Preface

This book is about systems thinking — which means it is about thinking itself, insofar as thinking is the activity of a system trying to understand other systems, including occasionally itself.

The phrase "systems thinking" has suffered the fate of most genuinely useful ideas: it became a buzzword before most people understood what it meant. Executives now deploy it to mean roughly "considering more than one thing at a time." Consultants use it to justify diagrams with arrows. It appears in job postings alongside "synergy" and "stakeholder alignment," safely emptied of content.

This treatise will not do that.

What systems thinking actually is — in its original, rigorous, and still-largely-underappreciated form — is a set of conceptual tools for understanding how structure produces behavior.
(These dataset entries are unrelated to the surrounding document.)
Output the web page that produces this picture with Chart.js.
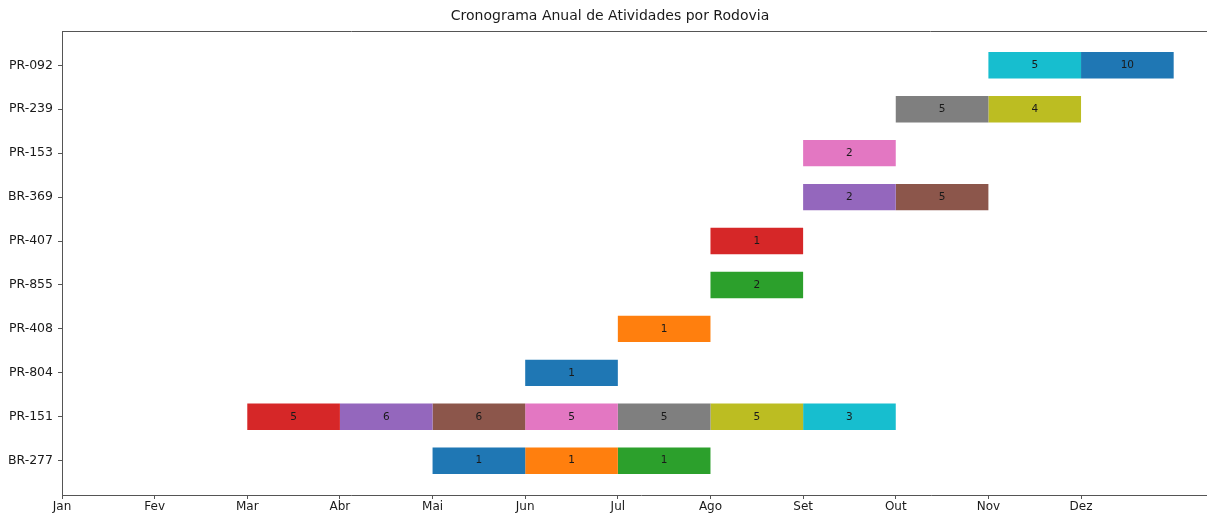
<!DOCTYPE html>
<html>
<head>
<meta charset="utf-8">
<script src="https://cdn.jsdelivr.net/npm/chart.js@4.4.0/dist/chart.umd.min.js"></script>
<style>
  html, body { margin: 0; padding: 0; background: #fff; overflow: hidden; }
  #wrap { width: 1240px; height: 516px; position: relative; }
</style>
</head>
<body>
<div id="wrap"><canvas id="cronograma"></canvas></div>
<script>
// Rodovias, de baixo para cima no eixo Y
const rodovias = ['BR-277', 'PR-151', 'PR-804', 'PR-408', 'PR-855', 'PR-407', 'BR-369', 'PR-153', 'PR-239', 'PR-092'];
const meses = ['Jan', 'Fev', 'Mar', 'Abr', 'Mai', 'Jun', 'Jul', 'Ago', 'Set', 'Out', 'Nov', 'Dez'];

// Cada atividade ocupa um mês inteiro de uma rodovia
const atvRodovia = ['BR-277', 'BR-277', 'BR-277',
    'PR-151', 'PR-151', 'PR-151', 'PR-151', 'PR-151', 'PR-151', 'PR-151',
    'PR-804', 'PR-408', 'PR-855', 'PR-407',
    'BR-369', 'BR-369', 'PR-153', 'PR-239', 'PR-239', 'PR-092', 'PR-092'];
const atvMes = ['Mai', 'Jun', 'Jul',
    'Mar', 'Abr', 'Mai', 'Jun', 'Jul', 'Ago', 'Set',
    'Jun', 'Jul', 'Ago', 'Ago',
    'Set', 'Out', 'Set', 'Out', 'Nov', 'Nov', 'Dez'];
const atvQtd = [1, 1, 1,
    5, 6, 6, 5, 5, 5, 3,
    1, 1, 2, 1,
    2, 5, 2, 5, 4, 5, 10];

const paleta = ['#1f77b4', '#ff7f0e', '#2ca02c', '#d62728', '#9467bd',
    '#8c564b', '#e377c2', '#7f7f7f', '#bcbd22', '#17becf'];

const corEixo = '#555555';
const fonte = 'DejaVu Sans';

// Um dataset por atividade (barra flutuante de um mês)
const datasets = atvQtd.map((qtd, i) => {
    const inicio = meses.indexOf(atvMes[i]);
    return {
        label: atvRodovia[i] + ' ' + atvMes[i],
        data: [{ x: [inicio, inicio + 1], y: rodovias.indexOf(atvRodovia[i]) }],
        qtd: qtd,
        backgroundColor: paleta[i % paleta.length],
        borderWidth: 0,
        grouped: false,
        barPercentage: 0.6,
        categoryPercentage: 1.0
    };
});

// Escreve a quantidade no meio de cada barra
const rotulosBarras = {
    id: 'rotulosBarras',
    afterDatasetsDraw(chart) {
        const ctx = chart.ctx;
        ctx.save();
        ctx.font = '10.5px "' + fonte + '"';
        ctx.fillStyle = '#1a1a1a';
        ctx.textAlign = 'center';
        ctx.textBaseline = 'middle';
        chart.data.datasets.forEach((ds, i) => {
            chart.getDatasetMeta(i).data.forEach(bar => {
                ctx.fillText(String(ds.qtd), (bar.x + bar.base) / 2, bar.y);
            });
        });
        ctx.restore();
    }
};

// Moldura superior/direita da área do gráfico
const moldura = {
    id: 'moldura',
    afterDraw(chart) {
        const a = chart.chartArea;
        const ctx = chart.ctx;
        ctx.save();
        ctx.strokeStyle = corEixo;
        ctx.lineWidth = 1;
        ctx.beginPath();
        ctx.moveTo(a.left, a.top + 0.5);
        ctx.lineTo(a.right, a.top + 0.5);
        ctx.lineTo(a.right, a.bottom);
        ctx.stroke();
        ctx.restore();
    }
};

new Chart(document.getElementById('cronograma'), {
    type: 'bar',
    data: { datasets },
    options: {
        indexAxis: 'y',
        responsive: true,
        maintainAspectRatio: false,
        animation: false,
        layout: { padding: { left: 0, right: 20, top: 0, bottom: 0 } },
        plugins: {
            legend: { display: false },
            tooltip: { enabled: false },
            title: {
                display: true,
                text: 'Cronograma Anual de Atividades por Rodovia',
                color: '#1a1a1a',
                font: { family: fonte, size: 14, weight: 'normal' },
                padding: { top: 8, bottom: 6.2 }
            }
        },
        scales: {
            x: {
                type: 'linear',
                min: 0,
                max: 12.5,
                offset: false,
                afterBuildTicks: scale => { scale.ticks = meses.map((m, i) => ({ value: i })); },
                afterFit: scale => { scale.height = 21; },
                ticks: {
                    callback: v => meses[v],
                    color: '#1a1a1a',
                    font: { family: fonte, size: 12 },
                    padding: 1,
                    maxRotation: 0,
                    autoSkip: false
                },
                grid: { offset: false, drawOnChartArea: false, drawTicks: true, tickLength: 4, color: corEixo },
                border: { display: true, color: corEixo, width: 1 }
            },
            y: {
                type: 'linear',
                min: -0.78,
                max: 9.78,
                offset: false,
                afterBuildTicks: scale => { scale.ticks = rodovias.map((r, i) => ({ value: i })); },
                afterFit: scale => { scale.width = 62; },
                ticks: {
                    callback: v => rodovias[v],
                    color: '#1a1a1a',
                    font: { family: fonte, size: 12.5 },
                    padding: 5,
                    autoSkip: false
                },
                grid: { offset: false, drawOnChartArea: false, drawTicks: true, tickLength: 4, color: corEixo },
                border: { display: true, color: corEixo, width: 1 }
            }
        }
    },
    plugins: [rotulosBarras, moldura]
});
</script>
</body>
</html>
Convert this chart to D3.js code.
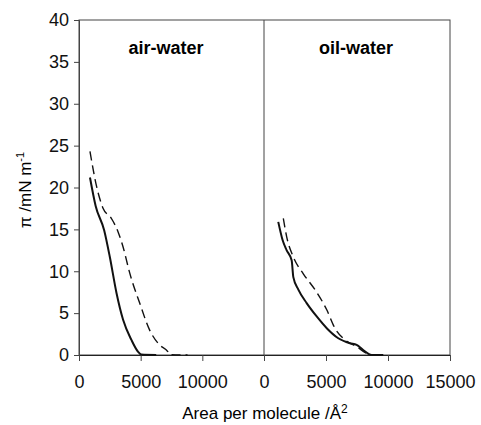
<!DOCTYPE html>
<html>
<head>
<meta charset="utf-8">
<script src="https://cdn.jsdelivr.net/npm/d3@7"></script>
<style>
  body { margin: 0; background: #fff; }
  svg text { font-family: "Liberation Sans", Arial, sans-serif; }
</style>
</head>
<body>
<div id="chart"></div>
<script>
// isotherms: area per molecule (Å²) vs surface pressure (mN/m)
const airSolid = [
  [890, 21.2], [1350, 17.8], [2040, 14.9], [2500, 11.7], [3040, 7.4],
  [3575, 4.2], [4250, 1.8], [4780, 0.4], [5050, 0.05], [6260, 0]
];
const airDashed = [
  [890, 24.3], [1430, 20.1], [1960, 17.5], [2630, 16.3], [3170, 14.7],
  [3575, 12.9], [4110, 9.8], [4920, 6.2], [5720, 3.0], [6530, 1.2],
  [7200, 0.4], [7340, 0.05], [8800, 0]
];
const oilSolid = [
  [1150, 15.9], [1505, 13.7], [1830, 12.5], [2230, 11.3], [2365, 9.3],
  [2770, 7.8], [3440, 6.2], [4250, 4.6], [5060, 3.2], [5990, 2.0],
  [6930, 1.4], [7470, 1.2], [8000, 0.6], [8680, 0], [9620, 0]
];
const oilDashed = [
  [1560, 16.3], [1830, 14.1], [2365, 11.7], [3170, 9.7], [4110, 7.8],
  [5060, 5.4], [5720, 3.2], [6530, 1.8], [7470, 1.0], [8280, 0.2],
  [8820, 0], [9620, 0]
];
const yTicks = [0, 5, 10, 15, 20, 25, 30, 35, 40];
const leftTicks = [0, 5000, 10000];
const rightTicks = [0, 5000, 10000, 15000];

const W = 481, H = 425;
const x0 = 79, xMid = 264, x1 = 450, yTop = 20, yBot = 355;

const svg = d3.select('#chart').append('svg')
  .attr('width', W).attr('height', H);

const y = d3.scaleLinear().domain([0, 40]).range([yBot, yTop]);
const xL = d3.scaleLinear().domain([0, 15000]).range([x0, xMid]);
const xR = d3.scaleLinear().domain([0, 15000]).range([xMid, x1]);

// frame
svg.append('rect')
  .attr('x', x0).attr('y', yTop)
  .attr('width', x1 - x0).attr('height', yBot - yTop)
  .attr('fill', 'none').attr('stroke', '#444').attr('stroke-width', 1);
svg.append('line')
  .attr('x1', xMid).attr('x2', xMid).attr('y1', yTop).attr('y2', yBot)
  .attr('stroke', '#444');

// y axis
const yAxis = svg.append('g')
  .attr('transform', `translate(${x0},0)`)
  .call(d3.axisLeft(y).tickValues(yTicks).tickSize(5).tickPadding(5));
yAxis.select('.domain').attr('stroke', '#444');
yAxis.selectAll('line').attr('stroke', '#444');
yAxis.selectAll('text').attr('font-size', 18).attr('fill', '#111')
  .attr('font-family', '"Liberation Sans", Arial, sans-serif');

// x axes
function xAxis(scale, ticks) {
  const g = svg.append('g')
    .attr('transform', `translate(0,${yBot})`)
    .call(d3.axisBottom(scale).tickValues(ticks).tickSize(6).tickPadding(14).tickFormat(d3.format('d')));
  g.select('.domain').attr('stroke', '#222');
  g.selectAll('line').attr('stroke', '#444');
  g.selectAll('text').attr('font-size', 18).attr('fill', '#111')
    .attr('font-family', '"Liberation Sans", Arial, sans-serif');
}
xAxis(xL, leftTicks);
xAxis(xR, rightTicks);

// curves
function curve(data, scale, dashed) {
  svg.append('path')
    .datum(data)
    .attr('fill', 'none')
    .attr('stroke', '#111')
    .attr('stroke-width', dashed ? 1.4 : 2)
    .attr('stroke-dasharray', dashed ? '9,5' : null)
    .attr('stroke-linejoin', 'round')
    .attr('d', d3.line().x(d => scale(d[0])).y(d => y(d[1])).curve(d3.curveMonotoneX));
}
curve(airSolid, xL, false);
curve(airDashed, xL, true);
curve(oilSolid, xR, false);
curve(oilDashed, xR, true);

// panel titles
svg.append('text').attr('x', 166).attr('y', 54)
  .attr('text-anchor', 'middle').attr('font-size', 18).attr('font-weight', 'bold')
  .text('air-water');
svg.append('text').attr('x', 356).attr('y', 54)
  .attr('text-anchor', 'middle').attr('font-size', 18).attr('font-weight', 'bold')
  .text('oil-water');

// axis titles
const yl = svg.append('text')
  .attr('transform', 'translate(31,190) rotate(-90)')
  .attr('text-anchor', 'middle').attr('font-size', 17);
yl.append('tspan').text('\u03c0 /mN m');
yl.append('tspan').attr('font-size', 11).attr('dy', -7).text('-1');

const xl = svg.append('text')
  .attr('x', 265).attr('y', 419)
  .attr('text-anchor', 'middle').attr('font-size', 17);
xl.append('tspan').text('Area per molecule /\u00c5');
xl.append('tspan').attr('font-size', 12).attr('dy', -6).text('2');
</script>
</body>
</html>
Not how individual components work in isolation, but how their interconnections, feedback loops, time delays, and nonlinear relationships give rise to patterns that often surprise, and regularly defeat, the people who built the system in the first place.

The history of systems thinking is the history of humanity repeatedly rediscovering this insight, each time in a new domain and with new mathematical machinery, and each time believing (incorrectly) that this time the insight was finally formalized completely.

We trace that history here: from the cognitive dispositions that let prehistoric humans survive on complex landscapes, through the formalisms of cybernetics and system dynamics, through the computational revolution that made simulation tractable, to the present moment in 2026 where AI-assisted modeling and digital twins have created capabilities that would have astonished Norbert Wiener — and that come with failure modes he would have recognized immediately.

Who This Is For

Engineers, scientists, analysts, and strategists who want to understand how systems thinking actually works, not just what it claims to do. No prior background assumed beyond comfort with quantitative reasoning and a tolerance for the occasional differential equation. Heavy philosophy is avoided; where it cannot be avoided, it is handled quickly.

A Note on Voice

This is a CloudStreet publication. The house style is direct, technically precise, and occasionally dry. We trust readers to handle ideas without protective foam packaging. When something is uncertain, we say so. When something is wrong, we say that too, even when the person who was wrong is famous.

The field has enough hagiography. What it needs is clarity.